William Butler Yeats

The Moods - Analysis

Time as a Finished Flame

Yeats opens with a blunt, unromantic claim: time doesn’t merely pass, it wears down. The phrase Time drops in decay makes time feel like matter falling off a body, flaking away. Then the simile sharpens it: Like a candle burnt out. A candle suggests warmth, light, guidance; a burnt-out candle suggests the end of those human comforts. The tone is spare and resigned, almost cold in how quickly it moves from a familiar domestic object to a cosmic verdict.

Even Mountains Only Have Their Day

The poem widens from candle to landscape: the mountains and woods / Have their day. What feels permanent is put on the same timeline as the candle. The repetition have their day, have their day sounds like an insistence aimed at our disbelief, as if the speaker has to say it twice to make it sink in. This is one of the poem’s key tensions: we live as though some things last, yet the poem keeps leveling everything—household flame, forests, mountains—under the same law of ending.

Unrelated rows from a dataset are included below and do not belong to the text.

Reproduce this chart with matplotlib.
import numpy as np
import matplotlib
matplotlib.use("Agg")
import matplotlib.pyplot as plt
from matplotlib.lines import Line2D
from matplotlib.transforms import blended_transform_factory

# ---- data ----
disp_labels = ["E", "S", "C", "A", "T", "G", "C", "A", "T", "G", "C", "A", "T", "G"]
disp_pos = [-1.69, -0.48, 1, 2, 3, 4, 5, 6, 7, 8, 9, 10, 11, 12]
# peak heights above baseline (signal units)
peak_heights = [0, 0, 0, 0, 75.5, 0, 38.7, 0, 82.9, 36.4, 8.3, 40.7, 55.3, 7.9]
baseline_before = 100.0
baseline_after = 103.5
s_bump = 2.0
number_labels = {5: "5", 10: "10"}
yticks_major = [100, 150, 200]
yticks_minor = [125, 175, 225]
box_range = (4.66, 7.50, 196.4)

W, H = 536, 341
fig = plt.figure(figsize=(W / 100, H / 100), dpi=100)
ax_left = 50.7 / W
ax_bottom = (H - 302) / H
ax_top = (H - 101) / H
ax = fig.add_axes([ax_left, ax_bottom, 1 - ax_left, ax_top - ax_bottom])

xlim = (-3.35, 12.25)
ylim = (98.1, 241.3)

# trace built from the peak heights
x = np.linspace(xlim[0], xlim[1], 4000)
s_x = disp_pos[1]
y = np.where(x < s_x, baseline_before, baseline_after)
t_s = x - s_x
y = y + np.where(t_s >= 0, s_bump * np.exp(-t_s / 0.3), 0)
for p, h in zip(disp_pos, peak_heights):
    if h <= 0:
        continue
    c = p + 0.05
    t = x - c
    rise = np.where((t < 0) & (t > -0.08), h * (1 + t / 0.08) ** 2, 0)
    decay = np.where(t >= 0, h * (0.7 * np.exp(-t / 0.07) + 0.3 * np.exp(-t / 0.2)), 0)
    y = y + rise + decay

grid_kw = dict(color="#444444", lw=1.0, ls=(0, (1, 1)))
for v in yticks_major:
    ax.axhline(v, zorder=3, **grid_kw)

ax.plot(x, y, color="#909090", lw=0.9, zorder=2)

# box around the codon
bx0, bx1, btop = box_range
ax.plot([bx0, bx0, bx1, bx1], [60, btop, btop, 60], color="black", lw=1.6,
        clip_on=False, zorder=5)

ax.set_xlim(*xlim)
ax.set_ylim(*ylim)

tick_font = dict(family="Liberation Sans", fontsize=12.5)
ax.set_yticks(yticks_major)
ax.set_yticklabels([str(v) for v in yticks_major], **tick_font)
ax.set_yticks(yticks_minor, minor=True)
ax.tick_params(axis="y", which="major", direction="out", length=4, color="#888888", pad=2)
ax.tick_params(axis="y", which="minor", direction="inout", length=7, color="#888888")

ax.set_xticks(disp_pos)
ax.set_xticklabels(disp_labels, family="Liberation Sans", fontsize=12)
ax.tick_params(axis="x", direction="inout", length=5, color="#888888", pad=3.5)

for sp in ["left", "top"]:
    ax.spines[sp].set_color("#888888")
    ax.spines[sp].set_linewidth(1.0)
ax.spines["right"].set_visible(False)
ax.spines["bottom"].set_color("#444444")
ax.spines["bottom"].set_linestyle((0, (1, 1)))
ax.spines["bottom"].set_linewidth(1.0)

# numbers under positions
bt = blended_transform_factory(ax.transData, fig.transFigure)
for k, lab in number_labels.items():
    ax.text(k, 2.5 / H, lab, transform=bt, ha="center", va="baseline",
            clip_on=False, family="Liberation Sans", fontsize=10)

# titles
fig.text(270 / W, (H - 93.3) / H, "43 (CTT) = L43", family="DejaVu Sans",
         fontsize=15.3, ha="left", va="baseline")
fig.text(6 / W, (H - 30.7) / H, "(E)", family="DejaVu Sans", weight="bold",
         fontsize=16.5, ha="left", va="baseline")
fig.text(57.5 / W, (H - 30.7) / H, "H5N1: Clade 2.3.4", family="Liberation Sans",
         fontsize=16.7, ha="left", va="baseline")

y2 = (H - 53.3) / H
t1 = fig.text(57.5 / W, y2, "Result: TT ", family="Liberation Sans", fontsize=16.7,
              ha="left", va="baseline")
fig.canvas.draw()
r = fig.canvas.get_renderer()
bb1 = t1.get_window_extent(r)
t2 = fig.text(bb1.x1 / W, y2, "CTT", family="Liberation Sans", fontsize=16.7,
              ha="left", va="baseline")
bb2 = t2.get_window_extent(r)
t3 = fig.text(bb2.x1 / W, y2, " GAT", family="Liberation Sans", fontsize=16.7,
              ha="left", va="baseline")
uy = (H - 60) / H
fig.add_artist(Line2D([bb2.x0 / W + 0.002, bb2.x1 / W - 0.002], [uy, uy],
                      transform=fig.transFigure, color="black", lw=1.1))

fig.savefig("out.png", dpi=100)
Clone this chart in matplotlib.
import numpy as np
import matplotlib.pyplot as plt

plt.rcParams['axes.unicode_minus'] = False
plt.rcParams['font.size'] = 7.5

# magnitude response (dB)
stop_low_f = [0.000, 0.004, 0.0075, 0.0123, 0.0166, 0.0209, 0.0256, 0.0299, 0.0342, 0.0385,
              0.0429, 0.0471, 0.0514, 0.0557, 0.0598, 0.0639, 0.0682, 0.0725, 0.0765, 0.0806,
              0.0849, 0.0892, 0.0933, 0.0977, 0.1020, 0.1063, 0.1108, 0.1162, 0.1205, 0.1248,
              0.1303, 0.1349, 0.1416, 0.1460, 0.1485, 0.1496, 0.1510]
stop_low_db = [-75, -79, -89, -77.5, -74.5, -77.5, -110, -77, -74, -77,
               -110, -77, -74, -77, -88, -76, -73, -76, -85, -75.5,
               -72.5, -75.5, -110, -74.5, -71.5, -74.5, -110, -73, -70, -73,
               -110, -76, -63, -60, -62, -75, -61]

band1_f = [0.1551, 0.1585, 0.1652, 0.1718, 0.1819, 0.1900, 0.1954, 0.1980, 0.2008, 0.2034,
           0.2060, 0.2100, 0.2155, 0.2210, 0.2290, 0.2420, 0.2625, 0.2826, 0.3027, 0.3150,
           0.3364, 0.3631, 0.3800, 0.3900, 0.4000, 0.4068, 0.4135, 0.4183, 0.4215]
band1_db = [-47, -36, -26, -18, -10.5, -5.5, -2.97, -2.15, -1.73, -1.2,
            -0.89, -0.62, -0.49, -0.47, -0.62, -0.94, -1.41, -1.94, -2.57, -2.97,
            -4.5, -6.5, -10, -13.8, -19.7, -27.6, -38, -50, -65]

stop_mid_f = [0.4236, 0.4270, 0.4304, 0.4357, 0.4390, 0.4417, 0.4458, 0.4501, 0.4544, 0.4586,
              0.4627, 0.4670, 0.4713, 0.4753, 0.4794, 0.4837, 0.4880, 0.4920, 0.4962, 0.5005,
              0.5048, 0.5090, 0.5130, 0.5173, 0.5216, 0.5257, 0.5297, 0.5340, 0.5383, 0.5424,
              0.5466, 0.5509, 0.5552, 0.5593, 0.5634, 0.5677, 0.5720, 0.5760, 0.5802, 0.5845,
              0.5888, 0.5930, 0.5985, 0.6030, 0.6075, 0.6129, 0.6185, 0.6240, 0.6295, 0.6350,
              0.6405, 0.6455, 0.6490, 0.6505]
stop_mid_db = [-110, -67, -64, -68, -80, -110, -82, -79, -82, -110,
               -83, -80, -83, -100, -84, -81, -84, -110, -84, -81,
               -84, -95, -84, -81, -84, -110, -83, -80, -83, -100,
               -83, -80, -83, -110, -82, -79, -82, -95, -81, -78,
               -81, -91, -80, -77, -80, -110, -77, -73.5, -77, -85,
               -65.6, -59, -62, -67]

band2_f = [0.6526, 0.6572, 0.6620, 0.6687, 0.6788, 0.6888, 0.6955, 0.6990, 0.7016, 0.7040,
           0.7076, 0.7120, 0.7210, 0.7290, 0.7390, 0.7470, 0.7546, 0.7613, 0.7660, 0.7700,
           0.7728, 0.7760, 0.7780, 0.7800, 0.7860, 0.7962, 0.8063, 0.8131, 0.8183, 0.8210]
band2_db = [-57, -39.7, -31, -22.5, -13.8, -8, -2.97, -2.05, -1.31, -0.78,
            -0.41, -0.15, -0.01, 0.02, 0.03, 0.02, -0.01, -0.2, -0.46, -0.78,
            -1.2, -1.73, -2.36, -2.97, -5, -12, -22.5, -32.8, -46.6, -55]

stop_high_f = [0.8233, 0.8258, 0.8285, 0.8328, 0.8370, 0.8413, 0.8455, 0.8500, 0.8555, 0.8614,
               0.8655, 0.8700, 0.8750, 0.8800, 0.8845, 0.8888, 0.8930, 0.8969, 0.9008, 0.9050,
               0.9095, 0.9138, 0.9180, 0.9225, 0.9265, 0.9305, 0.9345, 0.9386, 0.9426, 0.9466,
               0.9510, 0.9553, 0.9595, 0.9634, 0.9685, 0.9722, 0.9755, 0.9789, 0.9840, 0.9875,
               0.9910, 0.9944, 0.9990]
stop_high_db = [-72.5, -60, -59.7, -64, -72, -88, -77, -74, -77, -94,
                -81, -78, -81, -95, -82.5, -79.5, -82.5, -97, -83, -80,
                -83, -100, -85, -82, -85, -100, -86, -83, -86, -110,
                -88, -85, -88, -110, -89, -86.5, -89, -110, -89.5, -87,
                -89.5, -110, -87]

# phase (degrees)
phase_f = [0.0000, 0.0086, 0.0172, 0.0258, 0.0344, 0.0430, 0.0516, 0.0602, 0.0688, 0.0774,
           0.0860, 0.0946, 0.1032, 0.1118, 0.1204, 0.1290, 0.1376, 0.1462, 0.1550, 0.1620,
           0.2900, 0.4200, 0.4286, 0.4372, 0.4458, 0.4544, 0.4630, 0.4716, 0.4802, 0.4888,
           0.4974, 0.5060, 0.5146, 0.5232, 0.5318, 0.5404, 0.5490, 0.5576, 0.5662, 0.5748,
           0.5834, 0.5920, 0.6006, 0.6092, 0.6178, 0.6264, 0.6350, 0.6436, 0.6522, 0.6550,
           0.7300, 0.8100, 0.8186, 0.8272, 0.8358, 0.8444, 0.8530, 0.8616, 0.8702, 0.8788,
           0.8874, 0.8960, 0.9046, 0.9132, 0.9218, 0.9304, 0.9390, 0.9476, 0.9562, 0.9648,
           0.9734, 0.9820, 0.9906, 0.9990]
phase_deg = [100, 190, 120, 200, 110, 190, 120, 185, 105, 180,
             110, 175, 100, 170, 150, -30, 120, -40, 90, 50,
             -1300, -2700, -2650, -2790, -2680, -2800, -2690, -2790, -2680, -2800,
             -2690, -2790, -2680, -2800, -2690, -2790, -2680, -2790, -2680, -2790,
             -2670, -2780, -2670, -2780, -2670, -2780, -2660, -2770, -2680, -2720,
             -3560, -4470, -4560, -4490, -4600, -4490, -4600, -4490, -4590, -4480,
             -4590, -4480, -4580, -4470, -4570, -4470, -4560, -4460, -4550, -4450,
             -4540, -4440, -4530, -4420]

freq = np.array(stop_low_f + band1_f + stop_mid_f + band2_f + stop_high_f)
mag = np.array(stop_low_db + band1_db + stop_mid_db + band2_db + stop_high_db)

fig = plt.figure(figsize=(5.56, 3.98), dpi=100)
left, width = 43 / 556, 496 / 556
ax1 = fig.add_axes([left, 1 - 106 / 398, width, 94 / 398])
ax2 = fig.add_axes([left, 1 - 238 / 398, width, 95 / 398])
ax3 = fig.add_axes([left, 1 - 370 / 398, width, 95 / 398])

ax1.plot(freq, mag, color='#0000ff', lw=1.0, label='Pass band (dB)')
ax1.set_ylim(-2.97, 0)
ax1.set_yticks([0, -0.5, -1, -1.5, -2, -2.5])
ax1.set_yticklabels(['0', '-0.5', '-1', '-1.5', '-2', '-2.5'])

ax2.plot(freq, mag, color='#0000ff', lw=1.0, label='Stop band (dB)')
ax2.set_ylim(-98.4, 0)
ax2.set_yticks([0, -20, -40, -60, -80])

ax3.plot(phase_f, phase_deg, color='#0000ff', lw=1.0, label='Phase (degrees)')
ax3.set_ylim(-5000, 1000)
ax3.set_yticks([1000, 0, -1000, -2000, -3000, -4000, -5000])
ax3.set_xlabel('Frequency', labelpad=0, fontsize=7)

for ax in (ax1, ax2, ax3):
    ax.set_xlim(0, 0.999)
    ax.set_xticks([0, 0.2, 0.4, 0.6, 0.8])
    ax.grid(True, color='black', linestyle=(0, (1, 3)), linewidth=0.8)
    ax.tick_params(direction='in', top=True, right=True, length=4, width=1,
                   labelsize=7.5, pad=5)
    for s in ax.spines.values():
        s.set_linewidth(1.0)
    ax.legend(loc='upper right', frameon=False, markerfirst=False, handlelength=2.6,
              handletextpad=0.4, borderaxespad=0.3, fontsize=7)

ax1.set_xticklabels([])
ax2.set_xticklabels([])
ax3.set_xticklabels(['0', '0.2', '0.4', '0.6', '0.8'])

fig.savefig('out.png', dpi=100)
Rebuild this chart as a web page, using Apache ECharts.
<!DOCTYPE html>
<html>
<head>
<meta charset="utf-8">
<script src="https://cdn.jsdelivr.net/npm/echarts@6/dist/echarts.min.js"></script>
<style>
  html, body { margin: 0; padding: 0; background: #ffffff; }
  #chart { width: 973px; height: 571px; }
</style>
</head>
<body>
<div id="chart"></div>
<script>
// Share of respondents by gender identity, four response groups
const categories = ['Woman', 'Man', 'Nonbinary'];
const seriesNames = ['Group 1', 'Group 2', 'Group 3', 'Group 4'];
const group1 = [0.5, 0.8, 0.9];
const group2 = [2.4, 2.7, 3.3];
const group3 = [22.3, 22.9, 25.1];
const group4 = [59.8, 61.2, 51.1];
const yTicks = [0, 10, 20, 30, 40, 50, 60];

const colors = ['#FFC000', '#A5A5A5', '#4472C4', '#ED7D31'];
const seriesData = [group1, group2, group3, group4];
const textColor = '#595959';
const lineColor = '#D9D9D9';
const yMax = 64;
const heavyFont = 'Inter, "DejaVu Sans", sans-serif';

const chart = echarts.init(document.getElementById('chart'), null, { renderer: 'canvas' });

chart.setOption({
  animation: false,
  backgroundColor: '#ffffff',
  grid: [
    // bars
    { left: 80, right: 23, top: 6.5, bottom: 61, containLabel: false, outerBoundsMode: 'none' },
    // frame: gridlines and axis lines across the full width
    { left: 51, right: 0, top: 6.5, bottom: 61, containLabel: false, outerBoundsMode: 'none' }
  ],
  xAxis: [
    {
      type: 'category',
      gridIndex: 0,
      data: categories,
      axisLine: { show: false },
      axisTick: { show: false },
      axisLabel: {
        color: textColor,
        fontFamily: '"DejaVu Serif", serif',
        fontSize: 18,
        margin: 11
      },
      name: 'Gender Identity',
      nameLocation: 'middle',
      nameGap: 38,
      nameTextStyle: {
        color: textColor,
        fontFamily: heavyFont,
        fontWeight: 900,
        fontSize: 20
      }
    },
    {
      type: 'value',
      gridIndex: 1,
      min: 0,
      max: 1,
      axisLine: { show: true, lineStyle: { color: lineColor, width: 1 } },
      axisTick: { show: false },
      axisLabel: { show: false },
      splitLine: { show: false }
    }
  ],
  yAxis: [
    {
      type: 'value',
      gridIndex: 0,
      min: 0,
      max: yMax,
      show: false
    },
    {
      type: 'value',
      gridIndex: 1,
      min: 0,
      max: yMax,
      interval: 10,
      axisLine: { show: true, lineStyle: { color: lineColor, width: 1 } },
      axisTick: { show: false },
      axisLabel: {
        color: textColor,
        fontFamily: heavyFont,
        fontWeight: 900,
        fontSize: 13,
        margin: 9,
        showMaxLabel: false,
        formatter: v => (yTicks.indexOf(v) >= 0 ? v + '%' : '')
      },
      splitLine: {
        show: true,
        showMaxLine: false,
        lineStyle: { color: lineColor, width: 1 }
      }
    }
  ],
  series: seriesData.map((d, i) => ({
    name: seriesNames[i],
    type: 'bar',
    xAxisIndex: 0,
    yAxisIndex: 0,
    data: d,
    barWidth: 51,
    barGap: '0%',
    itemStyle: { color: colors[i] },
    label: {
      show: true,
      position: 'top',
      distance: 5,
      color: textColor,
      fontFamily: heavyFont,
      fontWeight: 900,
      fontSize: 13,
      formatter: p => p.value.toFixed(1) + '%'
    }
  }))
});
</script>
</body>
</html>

Fire-born moods: Vitality That Burns Through Itself

The final lines introduce a different kind of time: not geological time, but emotional weather. The phrase fire-born moods suggests passions that flare up from some inner combustion—desire, inspiration, anger, ecstasy. Yet these moods are tied to the image of burning that already ended in ash: if moods are fire-born, they are also fire-doomed. Yeats places the self in the rout of those moods: a rout is both a crowd in motion and a defeat. The speaker is not calmly choosing feelings; he is swept along, and the sweep has casualties.

The Poem’s Question: What Has Already Dropped Away?

The ending—What one ... / Has fallen away?—turns the poem from statement to interrogation. It’s a small but meaningful shift: after declaring that everything ends, the speaker asks which particular thing has been lost in the stampede of inner fires. The question carries a quiet fear of not noticing loss until it’s gone: amid the rush of moods, something essential may have slipped off like the drops of decaying time. The contradiction is brutal: the moods feel intensely alive, yet the poem frames them as a force that can erase parts of the self without ceremony.